O presidente eleito, Luiz Inácio Lula da Silva, durante discurso em Brasília nesta quinta-feira, 10 (Ricardo Stuckert / Divulgação/Divulgação)
Luciano Pádua
Publicado em 10 de novembro de 2022 às 20h21.
Última atualização em 10 de novembro de 2022 às 20h44.
Investidores e agentes do mercado financeiro reagiram de maneira muito negativa ao discurso de Luiz Inácio Lula da Silva nesta manhã, em Brasília. Analistas ouvidos reservadamente apontam que os números divulgados até o momento sobre a “licença para gastar” acima do teto de gastos se aproximaria a R$ 230 bilhões -- caso confirmada a cifra de R$ 175 bilhões na PEC de Transição. Trocando em miúdos, isso significa um déficit de 2,3% do PIB. E qual o problema? A grande questão é que se trata de gastos que seriam permanentes – ou que dificilmente seriam retirados uma vez distribuídos à população. Nessa toada, seria inviável estabilizar o crescimento da dívida pública até 2026, ano em que se encerra o mandato de Lula.
A interpretação das falas de Lula é que a responsabilidade fiscal não importa -- e o importante seriam os gastos sociais, que gerariam investimentos, segundo indicou o novo governo. “Acho que todo mundo entende a necessidade de políticas distributivas e até de aumentar o bolsa família. O que não pode é a partir daí querer uma carta branca para aumentar todo tipo de gasto e ainda falar que responsabilidade fiscal é assunto de Faria Lima”, diz um investidor.
Agentes do mercado estavam esperançosos que Lula se aproximasse do tom adotado em 2003, quando Henrique Meirelles assumiu o Banco Central e as indicações foram de manutenção das políticas monetárias e da responsabilidade fiscal. “O que assustou foi que o discurso do presidente eleito ontem e hoje mais parecia um discurso de campanha”, afirma um especialista.
Mais cedo, em sua primeira visita ao Centro Cultural Banco do Brasil, sede da equipe de transição, Lula questionou por que as pessoas são levadas a sofrer "por conta de garantir a tal da estabilidade fiscal nesse país?"

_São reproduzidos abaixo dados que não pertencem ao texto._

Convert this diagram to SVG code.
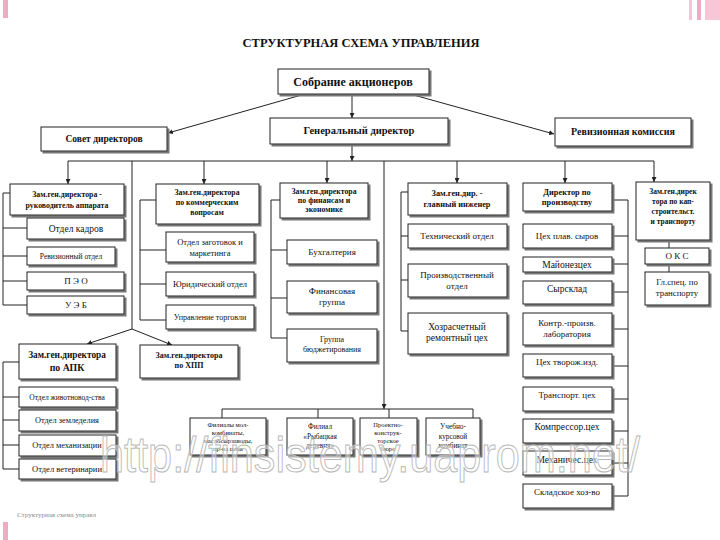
<svg xmlns="http://www.w3.org/2000/svg" width="720" height="540" viewBox="0 0 720 540">
<style>
text{font-family:"Liberation Serif","Times New Roman",serif;fill:#111;text-anchor:middle}
.b{font-weight:bold}
rect.bx{fill:#fff;stroke:#222;stroke-width:1;filter:url(#sh)}
.c{fill:none;stroke:#222;stroke-width:1}
.a{marker-end:url(#ah)}
.s{font-size:6.6px}
.wm{font-family:"Liberation Sans",Arial,sans-serif;text-anchor:start;fill:#fff;fill-opacity:0.45;stroke:#b8b8b8;stroke-width:1}
</style>
<defs>
<filter id="sh" x="-5%" y="-5%" width="115%" height="125%"><feDropShadow dx="2" dy="2" stdDeviation="0.4" flood-color="#777"/></filter>
<marker id="ah" viewBox="0 0 10 10" refX="10" refY="5" markerWidth="5" markerHeight="5" orient="auto"><path d="M0,0L10,5L0,10z" fill="#222"/></marker>
</defs>
<rect width="720" height="540" fill="#fff"/>
<rect x="3" y="0" width="5" height="18" fill="#f2a9c2"/>
<rect x="689" y="0" width="3" height="20" fill="#f6c2d4"/>
<rect x="697" y="0" width="4" height="20" fill="#f2a9c2"/>
<rect x="705" y="0" width="15" height="20" fill="#f7c6d7"/>
<rect x="3" y="522" width="5" height="18" fill="#f2a9c2"/>
<text x="361" y="47" class="b" font-size="12.5">СТРУКТУРНАЯ СХЕМА УПРАВЛЕНИЯ</text>

<g id="connectors">
<line class="c a" x1="305" y1="94" x2="168" y2="133"/>
<line class="c a" x1="410" y1="94" x2="554" y2="134"/>
<line class="c a" x1="352" y1="94" x2="352" y2="118"/>
<line class="c a" x1="352" y1="144" x2="352" y2="161"/>
<line class="c" x1="68" y1="161" x2="654" y2="161"/>
<line class="c a" x1="68" y1="161" x2="68" y2="184"/>
<line class="c a" x1="204" y1="161" x2="204" y2="184"/>
<line class="c a" x1="327" y1="161" x2="327" y2="183"/>
<line class="c a" x1="457" y1="161" x2="457" y2="183"/>
<line class="c a" x1="565" y1="161" x2="565" y2="183"/>
<line class="c a" x1="654" y1="161" x2="654" y2="182"/>
<polyline class="c" points="132,161 132,329"/>
<line class="c a" x1="132" y1="329" x2="87" y2="344"/>
<line class="c a" x1="132" y1="329" x2="172" y2="345"/>
<line class="c a" x1="384" y1="161" x2="384" y2="409"/>
<polyline class="c" points="10,193 3,193 3,305 27,305"/>
<polyline class="c" points="3,228 27,228"/>
<polyline class="c" points="3,256 27,256"/>
<polyline class="c" points="3,281 27,281"/>
<polyline class="c" points="156,200 140,200 140,320 166,320"/>
<polyline class="c" points="140,250 166,250"/>
<polyline class="c" points="140,284 166,284"/>
<polyline class="c" points="280,200 271,200 271,338 287,338"/>
<polyline class="c" points="271,250 287,250"/>
<polyline class="c" points="271,298 287,298"/>
<polyline class="c" points="408,192 401,192 401,331 408,331"/>
<polyline class="c" points="401,236 408,236"/>
<polyline class="c" points="401,280 408,280"/>
<polyline class="c" points="612,200 628,200 628,496 612,496"/>
<polyline class="c" points="612,236 628,236"/>
<polyline class="c" points="612,264 628,264"/>
<polyline class="c" points="612,292 628,292"/>
<polyline class="c" points="612,329 628,329"/>
<polyline class="c" points="612,366 628,366"/>
<polyline class="c" points="612,399 628,399"/>
<polyline class="c" points="612,431 628,431"/>
<polyline class="c" points="612,463 628,463"/>
<line class="c" x1="669" y1="240" x2="669" y2="248"/>
<line class="c" x1="669" y1="264" x2="669" y2="272"/>
<polyline class="c" points="19,362 3,362 3,469 19,469"/>
<polyline class="c" points="3,397 19,397"/>
<polyline class="c" points="3,420 19,420"/>
<polyline class="c" points="3,445 19,445"/>
<line class="c" x1="222" y1="409" x2="473" y2="409"/>
<line class="c" x1="222" y1="409" x2="222" y2="418"/>
<line class="c" x1="318" y1="409" x2="318" y2="418"/>
<line class="c" x1="389" y1="409" x2="389" y2="418"/>
<line class="c" x1="473" y1="409" x2="473" y2="418"/>
</g>

<g id="sobranie"><rect class="bx" x="278" y="69" width="151" height="25"/><text x="353" y="86" class="b" font-size="12">Собрание акционеров</text></g>
<g id="gendir"><rect class="bx" x="270" y="118" width="178" height="26"/><text x="359" y="134" class="b" font-size="10.5">Генеральный директор</text></g>
<g id="sovet"><rect class="bx" x="41" y="127" width="126" height="24"/><text x="104" y="142" class="b" font-size="9.5">Совет директоров</text></g>
<g id="revkom"><rect class="bx" x="555" y="118" width="136" height="28"/><text x="623" y="135" class="b" font-size="10">Ревизионная комиссия</text></g>

<g id="zam-apparat"><rect class="bx" x="10" y="184" width="114" height="31"/><text x="67" y="197" class="b" font-size="7.8">Зам.ген.директора -</text><text x="67" y="208" class="b" font-size="7.8">руководитель аппарата</text></g>
<g id="kadry"><rect class="bx" x="27" y="218" width="97" height="21"/><text x="76" y="232" font-size="9.5">Отдел кадров</text></g>
<g id="revotdel"><rect class="bx" x="27" y="247" width="88" height="18"/><text x="71" y="259" font-size="7.5">Ревизионный отдел</text></g>
<g id="peo"><rect class="bx" x="27" y="272" width="97" height="18"/><text x="76" y="284" font-size="9">П Э О</text></g>
<g id="ueb"><rect class="bx" x="27" y="296" width="97" height="18"/><text x="76" y="308" font-size="9">У Э Б</text></g>

<g id="zam-kom"><rect class="bx" x="156" y="184" width="103" height="40"/><text x="207" y="195" class="b" font-size="7.8">Зам.ген.директора</text><text x="207" y="205" class="b" font-size="7.8">по коммерческим</text><text x="207" y="215" class="b" font-size="7.8">вопросам</text></g>
<g id="zagotovki"><rect class="bx" x="166" y="232" width="88" height="30"/><text x="210" y="245" font-size="8.5">Отдел заготовок и</text><text x="210" y="256" font-size="8.5">маркетинга</text></g>
<g id="yurotdel"><rect class="bx" x="166" y="272" width="88" height="24"/><text x="210" y="287" font-size="8.5">Юридический отдел</text></g>
<g id="torgovlya"><rect class="bx" x="166" y="305" width="88" height="24"/><text x="210" y="320" font-size="8">Управление торговли</text></g>

<g id="zam-fin"><rect class="bx" x="280" y="183" width="88" height="35"/><text x="324" y="194" class="b" font-size="7.8">Зам.ген.директора</text><text x="324" y="203" class="b" font-size="7.8">по финансам и</text><text x="324" y="212" class="b" font-size="7.8">экономике</text></g>
<g id="buh"><rect class="bx" x="287" y="240" width="90" height="24"/><text x="332" y="255" font-size="9">Бухгалтерия</text></g>
<g id="fingr"><rect class="bx" x="287" y="281" width="90" height="32"/><text x="332" y="294" font-size="9">Финансовая</text><text x="332" y="305" font-size="9">группа</text></g>
<g id="budzhet"><rect class="bx" x="287" y="329" width="90" height="33"/><text x="332" y="342" font-size="8">Группа</text><text x="332" y="352" font-size="8">бюджетирования</text></g>

<g id="zam-ing"><rect class="bx" x="408" y="183" width="99" height="32"/><text x="457" y="196" class="b" font-size="8.3">Зам.ген.дир. -</text><text x="457" y="207" class="b" font-size="8.3">главный инженер</text></g>
<g id="tehotdel"><rect class="bx" x="408" y="224" width="99" height="24"/><text x="457" y="239" font-size="9">Технический отдел</text></g>
<g id="proizvotdel"><rect class="bx" x="408" y="264" width="99" height="33"/><text x="457" y="278" font-size="9">Производственный</text><text x="457" y="289" font-size="9">отдел</text></g>
<g id="remceh"><rect class="bx" x="408" y="313" width="99" height="41"/><text x="457" y="330" font-size="9.5">Хозрасчетный</text><text x="457" y="341" font-size="9.5">ремонтный цех</text></g>

<g id="dir-proizv"><rect class="bx" x="523" y="183" width="89" height="28"/><text x="567" y="195" class="b" font-size="8.3">Директор по</text><text x="567" y="205" class="b" font-size="8.3">производству</text></g>
<g id="plavsyr"><rect class="bx" x="523" y="224" width="89" height="24"/><text x="567" y="239" font-size="9">Цех плав. сыров</text></g>
<g id="mayonez"><rect class="bx" x="523" y="257" width="89" height="15"/><text x="567" y="268" font-size="9.5">Майонезцех</text></g>
<g id="syrsklad"><rect class="bx" x="523" y="281" width="89" height="23"/><text x="567" y="292" font-size="9.5">Сырсклад</text></g>
<g id="lab"><rect class="bx" x="523" y="313" width="89" height="32"/><text x="567" y="326" font-size="9">Контр.-произв.</text><text x="567" y="337" font-size="9">лаборатория</text></g>
<g id="tvorog"><rect class="bx" x="523" y="354" width="89" height="23"/><text x="567" y="365" font-size="9">Цех творож.изд.</text></g>
<g id="transceh"><rect class="bx" x="523" y="387" width="89" height="24"/><text x="567" y="398" font-size="9">Транспорт. цех</text></g>
<g id="kompressor"><rect class="bx" x="523" y="419" width="89" height="24"/><text x="567" y="430" font-size="9.5">Компрессор.цех</text></g>
<g id="meh"><rect class="bx" x="523" y="451" width="89" height="24"/><text x="567" y="463" font-size="9.5">Механичес.цех</text></g>
<g id="sklad"><rect class="bx" x="523" y="484" width="89" height="24"/><text x="567" y="495" font-size="9">Складское хоз-во</text></g>

<g id="zam-kap"><rect class="bx" x="636" y="182" width="74" height="58"/><text x="673" y="194" class="b" font-size="7.5">Зам.ген.дирек</text><text x="673" y="204" class="b" font-size="7.5">тора по кап-</text><text x="673" y="214" class="b" font-size="7.5">строительст.</text><text x="673" y="224" class="b" font-size="7.5">и транспорту</text></g>
<g id="oks"><rect class="bx" x="645" y="248" width="64" height="16"/><text x="677" y="259" font-size="9">О К С</text></g>
<g id="glspec"><rect class="bx" x="645" y="272" width="64" height="33"/><text x="677" y="285" font-size="8.8">Гл.спец. по</text><text x="677" y="296" font-size="8.8">транспорту</text></g>

<g id="zam-apk"><rect class="bx" x="19" y="344" width="97" height="35"/><text x="67" y="358" class="b" font-size="9.3">Зам.ген.директора</text><text x="67" y="371" class="b" font-size="9.8">по АПК</text></g>
<g id="zam-hpp"><rect class="bx" x="140" y="345" width="98" height="33"/><text x="189" y="358" class="b" font-size="8">Зам.ген.директора</text><text x="189" y="368" class="b" font-size="8">по ХПП</text></g>
<g id="zhivot"><rect class="bx" x="19" y="387" width="97" height="20"/><text x="67" y="400" font-size="7.5">Отдел животновод-ства</text></g>
<g id="zemled"><rect class="bx" x="19" y="410" width="97" height="21"/><text x="67" y="423" font-size="8.3">Отдел земледелия</text></g>
<g id="mehaniz"><rect class="bx" x="19" y="435" width="97" height="21"/><text x="67" y="448" font-size="8.3">Отдел механизации</text></g>
<g id="veterin"><rect class="bx" x="19" y="459" width="97" height="20"/><text x="67" y="472" font-size="8.5">Отдел ветеринарии</text></g>

<g id="filialy"><rect class="bx" x="190" y="418" width="76" height="37"/><text x="228" y="426.5" class="s">Филиалы мол-</text><text x="228" y="434.5" class="s">комбинаты,</text><text x="228" y="442.5" class="s">маслосырзаводы,</text><text x="228" y="450.5" class="s">пр-ва цехи</text></g>
<g id="rybackaya"><rect class="bx" x="287" y="418" width="66" height="37"/><text x="320" y="429" font-size="7.3">Филиал</text><text x="320" y="438.5" font-size="7.3">«Рыбацкая</text><text x="320" y="448" font-size="7.3">деревня»</text></g>
<g id="proekt"><rect class="bx" x="360" y="418" width="57" height="37"/><text x="388" y="426.5" class="s">Проектно-</text><text x="388" y="434.5" class="s">конструк-</text><text x="388" y="442.5" class="s">торское</text><text x="388" y="450.5" class="s">бюро</text></g>
<g id="uchebno"><rect class="bx" x="426" y="418" width="54" height="37"/><text x="453" y="429" font-size="7.3">Учебно-</text><text x="453" y="438.5" font-size="7.3">курсовой</text><text x="453" y="448" font-size="7.3">комбинат</text></g>

<text x="100" y="472" class="wm" font-size="50" textLength="540" lengthAdjust="spacingAndGlyphs">http://finsistemy.uaprom.net/</text>
<text x="17" y="517" font-size="7" style="text-anchor:start;fill:#888">Структурная схема управл</text>
</svg>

"Por que toda hora as pessoas falam que é preciso cortar gasto, que é preciso fazer superávit, que é preciso fazer teto de gasto? Por que as mesmas pessoas que discutem com seriedade o teto de gasto não discutem a questão social deste país? Por que o povo pobre não está na planilha da discussão da macroeconomia? Por que que a gente tem meta de inflação e não tem meta de crescimento?", disse Lula.
O mercado trabalhava com um “waiver” (a tal licença para gastar) na ordem de R$ 70 bilhões. As cifras que circularam até o momento falam em R$ 175 bilhões, o que levaria a um déficit primário de R$ 230 bilhões (2,3% do PIB).
As críticas também pesaram sobre os nomes escolhidos para compor a ala econômica da equipe de transição. Analistas falam que, caso fossem nomeadas pessoas respeitadas, o governo eleito ganharia o benefício da dúvida por mais tempo. Em contrapartida, destacam que os nomeados são economistas que não acreditam muito na necessidade de um ajuste fiscal — entre eles, o ex-ministro Guido Mantega, anunciado nesta quinta-feira para integrar a equipe de transição. A exceção fica para o nome de Pérsio Arida.
“É uma insensatez esse tipo de discurso de ontem e hoje porque vai aumentar o custo de ajuste para o próprio governo”, diz uma fonte à EXAME.
Esses analistas e investidores reclamam que o PT tem criado narrativas de que o mercado teria “preconceito” contra Lula, mas asseguram não se tratar disso. Caso o gasto fiscal aumente de forma acelerada, o Banco Central deve prolongar o ciclo de taxas de juros alta – o que desaceleraria a economia no próximo ano, dentro desta leitura.
Para esses gestores, Lula não precisa nomear um ministro já. Mas precisa dar um sinal de responsabilidade fiscal e que vai cuidar da área social mas fará de tudo para ser responsável do ponto de vista fiscal para criar um ambiente de queda de juros no Brasil. “Você colocaria seu dinheiro em um banco ou fundo de investimento que o gestor falasse pra você que não está preocupado com o retorno da sua carteira?”, questiona um gestor.
Para o mercado, é fundamental a mensagem de que o Brasil conseguirá estabilizar a dívida pública, mesmo que isso aconteça perto do final do mandato de Lula em 2026. As sinalizações a partir das falas de Lula demonstraram exatamente o contrário.